TASK TO CARRY OUT:
Without omitting anything, retype the data that follows.

## begin GIVEN MATERIAL

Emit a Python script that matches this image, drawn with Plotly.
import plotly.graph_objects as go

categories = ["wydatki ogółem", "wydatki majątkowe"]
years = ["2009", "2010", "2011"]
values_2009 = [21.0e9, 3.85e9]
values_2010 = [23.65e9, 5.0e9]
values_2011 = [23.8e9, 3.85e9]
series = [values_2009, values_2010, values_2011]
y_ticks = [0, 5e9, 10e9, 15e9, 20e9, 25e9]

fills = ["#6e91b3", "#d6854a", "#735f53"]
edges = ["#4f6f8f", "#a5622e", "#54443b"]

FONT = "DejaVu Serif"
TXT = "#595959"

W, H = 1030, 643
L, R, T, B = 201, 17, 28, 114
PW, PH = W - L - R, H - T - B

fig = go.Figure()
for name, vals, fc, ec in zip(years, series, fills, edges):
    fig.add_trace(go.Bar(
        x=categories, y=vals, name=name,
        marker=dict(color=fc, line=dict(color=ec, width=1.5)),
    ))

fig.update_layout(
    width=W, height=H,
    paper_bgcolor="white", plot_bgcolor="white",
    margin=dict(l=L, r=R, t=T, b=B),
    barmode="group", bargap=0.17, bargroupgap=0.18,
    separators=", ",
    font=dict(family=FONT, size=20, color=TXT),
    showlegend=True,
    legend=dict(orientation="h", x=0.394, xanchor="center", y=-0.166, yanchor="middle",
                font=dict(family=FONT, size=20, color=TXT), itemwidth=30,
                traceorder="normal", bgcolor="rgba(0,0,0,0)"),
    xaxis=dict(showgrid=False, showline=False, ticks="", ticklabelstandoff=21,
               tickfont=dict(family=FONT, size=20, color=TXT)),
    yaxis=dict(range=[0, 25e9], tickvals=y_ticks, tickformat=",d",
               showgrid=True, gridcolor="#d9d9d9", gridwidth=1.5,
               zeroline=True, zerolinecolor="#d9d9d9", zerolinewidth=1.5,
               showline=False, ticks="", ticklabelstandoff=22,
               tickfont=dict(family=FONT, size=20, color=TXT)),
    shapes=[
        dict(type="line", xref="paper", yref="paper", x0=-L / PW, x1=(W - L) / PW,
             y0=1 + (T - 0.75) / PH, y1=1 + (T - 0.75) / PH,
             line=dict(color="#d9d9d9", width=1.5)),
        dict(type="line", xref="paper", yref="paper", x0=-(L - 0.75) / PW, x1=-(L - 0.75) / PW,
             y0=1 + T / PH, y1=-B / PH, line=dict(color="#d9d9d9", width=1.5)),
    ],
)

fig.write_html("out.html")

## end GIVEN MATERIAL

WORKED SOLUTION:
Emit a Python script that matches this image, drawn with Plotly.
import plotly.graph_objects as go

categories = ["wydatki ogółem", "wydatki majątkowe"]
years = ["2009", "2010", "2011"]
values_2009 = [21.0e9, 3.85e9]
values_2010 = [23.65e9, 5.0e9]
values_2011 = [23.8e9, 3.85e9]
series = [values_2009, values_2010, values_2011]
y_ticks = [0, 5e9, 10e9, 15e9, 20e9, 25e9]

fills = ["#6e91b3", "#d6854a", "#735f53"]
edges = ["#4f6f8f", "#a5622e", "#54443b"]

FONT = "DejaVu Serif"
TXT = "#595959"

W, H = 1030, 643
L, R, T, B = 201, 17, 28, 114
PW, PH = W - L - R, H - T - B

fig = go.Figure()
for name, vals, fc, ec in zip(years, series, fills, edges):
    fig.add_trace(go.Bar(
        x=categories, y=vals, name=name,
        marker=dict(color=fc, line=dict(color=ec, width=1.5)),
    ))

fig.update_layout(
    width=W, height=H,
    paper_bgcolor="white", plot_bgcolor="white",
    margin=dict(l=L, r=R, t=T, b=B),
    barmode="group", bargap=0.17, bargroupgap=0.18,
    separators=", ",
    font=dict(family=FONT, size=20, color=TXT),
    showlegend=True,
    legend=dict(orientation="h", x=0.394, xanchor="center", y=-0.166, yanchor="middle",
                font=dict(family=FONT, size=20, color=TXT), itemwidth=30,
                traceorder="normal", bgcolor="rgba(0,0,0,0)"),
    xaxis=dict(showgrid=False, showline=False, ticks="", ticklabelstandoff=21,
               tickfont=dict(family=FONT, size=20, color=TXT)),
    yaxis=dict(range=[0, 25e9], tickvals=y_ticks, tickformat=",d",
               showgrid=True, gridcolor="#d9d9d9", gridwidth=1.5,
               zeroline=True, zerolinecolor="#d9d9d9", zerolinewidth=1.5,
               showline=False, ticks="", ticklabelstandoff=22,
               tickfont=dict(family=FONT, size=20, color=TXT)),
    shapes=[
        dict(type="line", xref="paper", yref="paper", x0=-L / PW, x1=(W - L) / PW,
             y0=1 + (T - 0.75) / PH, y1=1 + (T - 0.75) / PH,
             line=dict(color="#d9d9d9", width=1.5)),
        dict(type="line", xref="paper", yref="paper", x0=-(L - 0.75) / PW, x1=-(L - 0.75) / PW,
             y0=1 + T / PH, y1=-B / PH, line=dict(color="#d9d9d9", width=1.5)),
    ],
)

fig.write_html("out.html")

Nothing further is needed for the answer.